Use tools for calculations

Language models are strong at reasoning and language understanding. They are not reliable for exact arithmetic, date calculations, or precise comparisons. When a question has a correct, verifiable answer, a tool should compute it, not the language model. This table shows common question types and the tool that produces a reliable result.
Question typeRoute to
”How many work orders are open?”aggregate_instances in the Query tool, which computes the count server-side rather than listing all records and counting them in context
”Is the vibration on Compressor C-205 trending upward?”Analyze time series, which performs statistical analysis rather than asking the language model to estimate a trend
”What percentage of inspections are overdue at each site?”aggregate_instances in the Query tool, or Run Python code for multi-step calculations the Query tool does not cover
”Of those work orders, which ones took longer than planned?”Examine data semantically, which analyzes results already retrieved in the same conversation without re-querying the knowledge graph
”Run a domain-specific calculation that requires custom packages”Call Function, which runs on Cognite’s cloud infrastructure with full package support and longer execution times
You can reinforce this routing behavior in skills. When the user asks “how many,” “what percentage,” or “compare X to Y,” a skill can instruct the agent to use the appropriate tool rather than reason about the answer directly. See Configuring skills for agents for examples.

Tool categories

Atlas AI tools fall into three categories. Query tools retrieve data from the CDF knowledge graph. The Query tool is the foundation for most agents: it works across your entire data model without requiring separate configuration per view. The legacy query knowledge graph tools each target a single view. Analysis tools work with data that has already been retrieved or identified. Time series tools retrieve sensor data and perform statistical analysis. Document tools answer questions from files and generate summaries. The Examine data semantically tool analyzes result sets from earlier queries in the same conversation. Integration tools let the agent run custom code or call external services. Run Python code runs a builder-defined script in a WebAssembly sandbox. Call Function calls a deployed Cognite Function on Cognite’s cloud infrastructure. For the full list of tools and their configuration options, see the Agent tools library.

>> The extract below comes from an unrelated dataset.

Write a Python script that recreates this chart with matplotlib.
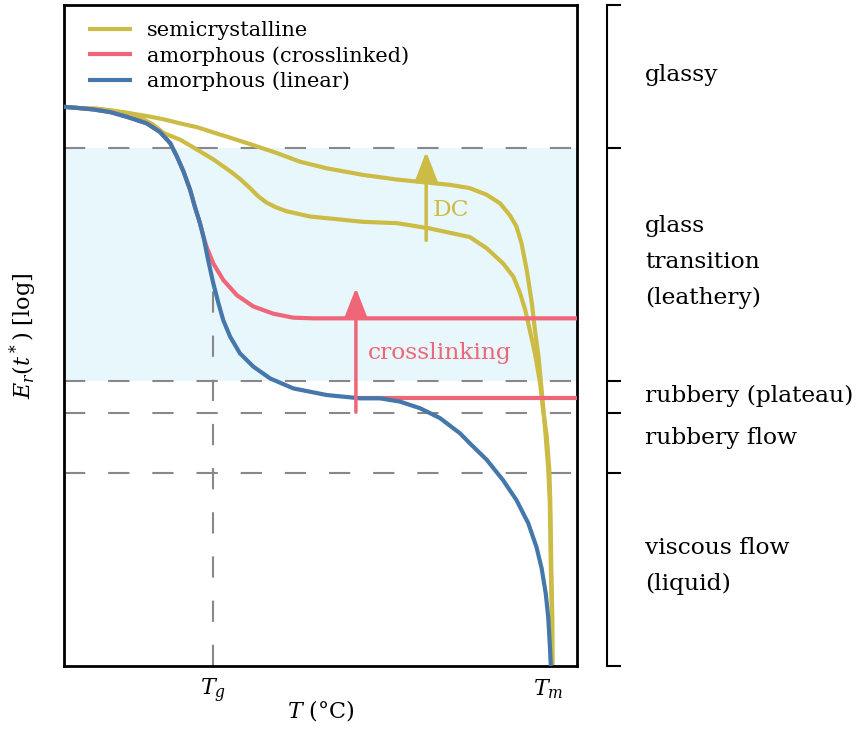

Choosing between Run Python code and Call Function

Both tools run custom Python code, but each fits different situations. Run Python code runs a script you define in a sandboxed environment with access to CDF APIs and standard libraries. Use it for lightweight calculations that stay within CDF and do not need external network access or custom packages. Call Function calls a deployed Cognite Function on Cognite’s cloud infrastructure. Use it when you need custom packages, more memory, longer execution times, or access to systems outside CDF. If a calculation fits within the sandbox, Run Python code can be simpler to set up. If it needs anything beyond those limits, use Call Function.